> Data shown:
BEGIN

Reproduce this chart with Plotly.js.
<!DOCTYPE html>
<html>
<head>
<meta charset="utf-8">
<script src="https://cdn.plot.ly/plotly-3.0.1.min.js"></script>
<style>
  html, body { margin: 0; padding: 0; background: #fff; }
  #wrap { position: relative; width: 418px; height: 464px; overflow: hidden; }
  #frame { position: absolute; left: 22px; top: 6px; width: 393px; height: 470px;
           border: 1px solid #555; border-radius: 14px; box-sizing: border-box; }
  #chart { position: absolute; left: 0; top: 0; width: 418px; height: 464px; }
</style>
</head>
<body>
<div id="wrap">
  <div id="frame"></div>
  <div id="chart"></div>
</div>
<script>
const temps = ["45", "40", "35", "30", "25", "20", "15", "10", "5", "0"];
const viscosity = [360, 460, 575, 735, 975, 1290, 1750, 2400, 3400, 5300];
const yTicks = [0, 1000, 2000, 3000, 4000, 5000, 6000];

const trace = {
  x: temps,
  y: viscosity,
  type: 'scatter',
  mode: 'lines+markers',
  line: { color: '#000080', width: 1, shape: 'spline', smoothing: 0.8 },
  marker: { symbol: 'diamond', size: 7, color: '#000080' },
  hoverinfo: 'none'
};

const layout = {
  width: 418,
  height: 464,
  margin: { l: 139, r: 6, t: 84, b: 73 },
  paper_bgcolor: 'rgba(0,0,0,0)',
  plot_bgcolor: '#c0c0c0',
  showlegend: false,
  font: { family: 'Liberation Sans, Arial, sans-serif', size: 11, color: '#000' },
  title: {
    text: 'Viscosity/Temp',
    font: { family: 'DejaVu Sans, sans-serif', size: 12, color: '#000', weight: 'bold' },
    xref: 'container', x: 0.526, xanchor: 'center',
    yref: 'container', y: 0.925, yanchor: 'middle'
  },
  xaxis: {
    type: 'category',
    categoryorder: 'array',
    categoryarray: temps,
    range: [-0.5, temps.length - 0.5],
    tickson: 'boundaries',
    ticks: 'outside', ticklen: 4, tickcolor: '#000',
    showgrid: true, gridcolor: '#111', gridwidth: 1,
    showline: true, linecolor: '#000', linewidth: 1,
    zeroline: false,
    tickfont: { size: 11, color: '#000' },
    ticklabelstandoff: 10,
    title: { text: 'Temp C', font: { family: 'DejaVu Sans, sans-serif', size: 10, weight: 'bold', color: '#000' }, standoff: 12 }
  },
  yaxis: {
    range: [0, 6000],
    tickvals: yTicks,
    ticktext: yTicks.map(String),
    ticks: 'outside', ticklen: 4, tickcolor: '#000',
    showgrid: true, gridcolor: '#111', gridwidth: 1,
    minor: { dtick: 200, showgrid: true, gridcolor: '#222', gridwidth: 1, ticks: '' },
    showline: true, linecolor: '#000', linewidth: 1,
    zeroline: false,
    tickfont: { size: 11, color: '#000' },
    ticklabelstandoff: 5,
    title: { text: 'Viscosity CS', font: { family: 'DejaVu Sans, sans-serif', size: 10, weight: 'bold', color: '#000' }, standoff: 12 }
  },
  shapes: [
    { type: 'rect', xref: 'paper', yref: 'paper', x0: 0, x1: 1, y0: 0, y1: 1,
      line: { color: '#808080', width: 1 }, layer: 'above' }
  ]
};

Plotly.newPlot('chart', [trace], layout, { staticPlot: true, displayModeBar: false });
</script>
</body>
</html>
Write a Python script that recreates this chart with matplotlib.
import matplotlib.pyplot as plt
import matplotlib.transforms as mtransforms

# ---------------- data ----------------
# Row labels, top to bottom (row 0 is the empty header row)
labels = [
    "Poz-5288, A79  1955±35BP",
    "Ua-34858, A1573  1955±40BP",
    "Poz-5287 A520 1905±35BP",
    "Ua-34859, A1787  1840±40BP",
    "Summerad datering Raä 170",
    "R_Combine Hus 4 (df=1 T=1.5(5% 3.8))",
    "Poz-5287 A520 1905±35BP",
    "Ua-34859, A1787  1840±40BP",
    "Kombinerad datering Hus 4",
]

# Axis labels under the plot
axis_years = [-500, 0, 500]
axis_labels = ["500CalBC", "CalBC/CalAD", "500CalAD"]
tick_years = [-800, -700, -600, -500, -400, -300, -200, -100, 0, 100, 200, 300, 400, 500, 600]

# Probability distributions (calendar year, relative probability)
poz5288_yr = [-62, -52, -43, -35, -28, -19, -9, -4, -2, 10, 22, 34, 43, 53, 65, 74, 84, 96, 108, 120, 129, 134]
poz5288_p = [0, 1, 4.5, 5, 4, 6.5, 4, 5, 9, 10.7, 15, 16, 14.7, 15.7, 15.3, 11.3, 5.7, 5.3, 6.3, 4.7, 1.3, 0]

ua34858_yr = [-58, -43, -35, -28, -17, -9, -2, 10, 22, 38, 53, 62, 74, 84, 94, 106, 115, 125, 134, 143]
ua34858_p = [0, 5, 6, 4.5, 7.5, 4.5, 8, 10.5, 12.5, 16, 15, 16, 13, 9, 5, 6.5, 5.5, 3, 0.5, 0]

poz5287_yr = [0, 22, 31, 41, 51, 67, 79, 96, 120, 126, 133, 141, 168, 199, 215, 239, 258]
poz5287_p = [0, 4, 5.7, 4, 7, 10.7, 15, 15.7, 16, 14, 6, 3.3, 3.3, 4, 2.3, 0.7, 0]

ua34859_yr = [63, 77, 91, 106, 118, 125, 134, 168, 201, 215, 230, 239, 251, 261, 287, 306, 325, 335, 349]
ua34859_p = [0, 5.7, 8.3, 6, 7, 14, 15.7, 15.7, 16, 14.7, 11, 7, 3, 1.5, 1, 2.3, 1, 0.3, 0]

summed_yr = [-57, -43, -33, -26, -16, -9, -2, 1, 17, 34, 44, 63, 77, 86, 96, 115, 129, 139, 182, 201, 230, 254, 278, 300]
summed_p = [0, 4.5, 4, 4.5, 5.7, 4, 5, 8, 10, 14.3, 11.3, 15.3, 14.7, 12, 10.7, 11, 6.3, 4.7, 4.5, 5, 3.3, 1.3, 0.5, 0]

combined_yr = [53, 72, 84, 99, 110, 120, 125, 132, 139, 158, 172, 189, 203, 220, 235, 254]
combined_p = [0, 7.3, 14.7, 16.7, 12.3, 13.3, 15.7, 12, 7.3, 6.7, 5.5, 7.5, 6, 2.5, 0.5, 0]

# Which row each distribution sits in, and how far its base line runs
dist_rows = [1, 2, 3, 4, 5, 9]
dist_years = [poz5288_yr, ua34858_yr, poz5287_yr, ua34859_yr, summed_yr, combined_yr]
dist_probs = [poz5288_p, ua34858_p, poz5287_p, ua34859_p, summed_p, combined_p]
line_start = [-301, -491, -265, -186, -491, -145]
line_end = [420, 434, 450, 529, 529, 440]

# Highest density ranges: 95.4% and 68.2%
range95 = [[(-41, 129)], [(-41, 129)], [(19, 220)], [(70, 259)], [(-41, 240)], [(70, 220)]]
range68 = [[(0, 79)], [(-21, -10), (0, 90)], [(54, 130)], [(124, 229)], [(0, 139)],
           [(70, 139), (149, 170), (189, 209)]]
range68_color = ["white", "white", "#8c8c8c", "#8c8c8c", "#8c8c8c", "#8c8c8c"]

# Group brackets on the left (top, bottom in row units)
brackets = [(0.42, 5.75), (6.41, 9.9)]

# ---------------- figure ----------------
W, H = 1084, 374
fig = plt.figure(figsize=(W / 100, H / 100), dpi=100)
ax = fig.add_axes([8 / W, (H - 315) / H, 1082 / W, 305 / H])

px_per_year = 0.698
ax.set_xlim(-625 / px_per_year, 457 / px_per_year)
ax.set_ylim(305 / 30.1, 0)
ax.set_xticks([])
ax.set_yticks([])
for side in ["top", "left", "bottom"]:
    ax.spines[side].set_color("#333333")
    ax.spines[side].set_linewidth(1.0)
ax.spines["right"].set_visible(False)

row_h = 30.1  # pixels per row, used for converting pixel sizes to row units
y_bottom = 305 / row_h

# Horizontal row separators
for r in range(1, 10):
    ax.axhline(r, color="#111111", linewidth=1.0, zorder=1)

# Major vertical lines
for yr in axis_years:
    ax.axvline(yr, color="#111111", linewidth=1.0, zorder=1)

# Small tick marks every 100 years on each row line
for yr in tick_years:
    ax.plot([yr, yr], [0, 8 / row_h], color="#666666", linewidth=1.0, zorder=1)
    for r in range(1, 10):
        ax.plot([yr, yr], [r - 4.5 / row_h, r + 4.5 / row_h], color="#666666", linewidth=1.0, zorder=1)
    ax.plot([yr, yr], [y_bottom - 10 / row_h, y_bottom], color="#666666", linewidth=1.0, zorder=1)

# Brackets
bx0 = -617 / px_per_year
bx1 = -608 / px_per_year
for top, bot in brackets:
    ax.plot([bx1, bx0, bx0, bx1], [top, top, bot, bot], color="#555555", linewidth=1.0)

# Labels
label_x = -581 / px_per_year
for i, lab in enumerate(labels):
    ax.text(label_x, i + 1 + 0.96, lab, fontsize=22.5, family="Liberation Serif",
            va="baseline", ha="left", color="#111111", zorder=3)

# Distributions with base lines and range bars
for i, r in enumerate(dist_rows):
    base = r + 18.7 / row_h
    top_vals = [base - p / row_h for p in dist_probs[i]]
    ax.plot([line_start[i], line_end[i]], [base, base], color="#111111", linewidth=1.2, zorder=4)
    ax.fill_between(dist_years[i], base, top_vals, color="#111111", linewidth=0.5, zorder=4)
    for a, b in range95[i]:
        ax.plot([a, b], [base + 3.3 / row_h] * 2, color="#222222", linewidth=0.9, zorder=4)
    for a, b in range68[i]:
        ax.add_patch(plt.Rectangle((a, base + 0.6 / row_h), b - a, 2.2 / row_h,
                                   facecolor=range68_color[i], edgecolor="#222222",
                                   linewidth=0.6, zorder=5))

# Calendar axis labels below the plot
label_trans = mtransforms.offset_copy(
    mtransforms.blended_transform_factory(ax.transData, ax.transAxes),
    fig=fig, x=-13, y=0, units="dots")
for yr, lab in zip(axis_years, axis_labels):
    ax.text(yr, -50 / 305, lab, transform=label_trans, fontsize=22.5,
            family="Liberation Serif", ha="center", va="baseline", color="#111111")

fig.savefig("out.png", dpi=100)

END

> Your task:
Transcribe, exactly and exclusively, the run of lines that opens with the line bearing "Write a Python" and closes with the line bearing "5.5, 3, 0.5, 0]".

> Expected output:
Write a Python script that recreates this chart with matplotlib.
import matplotlib.pyplot as plt
import matplotlib.transforms as mtransforms

# ---------------- data ----------------
# Row labels, top to bottom (row 0 is the empty header row)
labels = [
    "Poz-5288, A79  1955±35BP",
    "Ua-34858, A1573  1955±40BP",
    "Poz-5287 A520 1905±35BP",
    "Ua-34859, A1787  1840±40BP",
    "Summerad datering Raä 170",
    "R_Combine Hus 4 (df=1 T=1.5(5% 3.8))",
    "Poz-5287 A520 1905±35BP",
    "Ua-34859, A1787  1840±40BP",
    "Kombinerad datering Hus 4",
]

# Axis labels under the plot
axis_years = [-500, 0, 500]
axis_labels = ["500CalBC", "CalBC/CalAD", "500CalAD"]
tick_years = [-800, -700, -600, -500, -400, -300, -200, -100, 0, 100, 200, 300, 400, 500, 600]

# Probability distributions (calendar year, relative probability)
poz5288_yr = [-62, -52, -43, -35, -28, -19, -9, -4, -2, 10, 22, 34, 43, 53, 65, 74, 84, 96, 108, 120, 129, 134]
poz5288_p = [0, 1, 4.5, 5, 4, 6.5, 4, 5, 9, 10.7, 15, 16, 14.7, 15.7, 15.3, 11.3, 5.7, 5.3, 6.3, 4.7, 1.3, 0]

ua34858_yr = [-58, -43, -35, -28, -17, -9, -2, 10, 22, 38, 53, 62, 74, 84, 94, 106, 115, 125, 134, 143]
ua34858_p = [0, 5, 6, 4.5, 7.5, 4.5, 8, 10.5, 12.5, 16, 15, 16, 13, 9, 5, 6.5, 5.5, 3, 0.5, 0]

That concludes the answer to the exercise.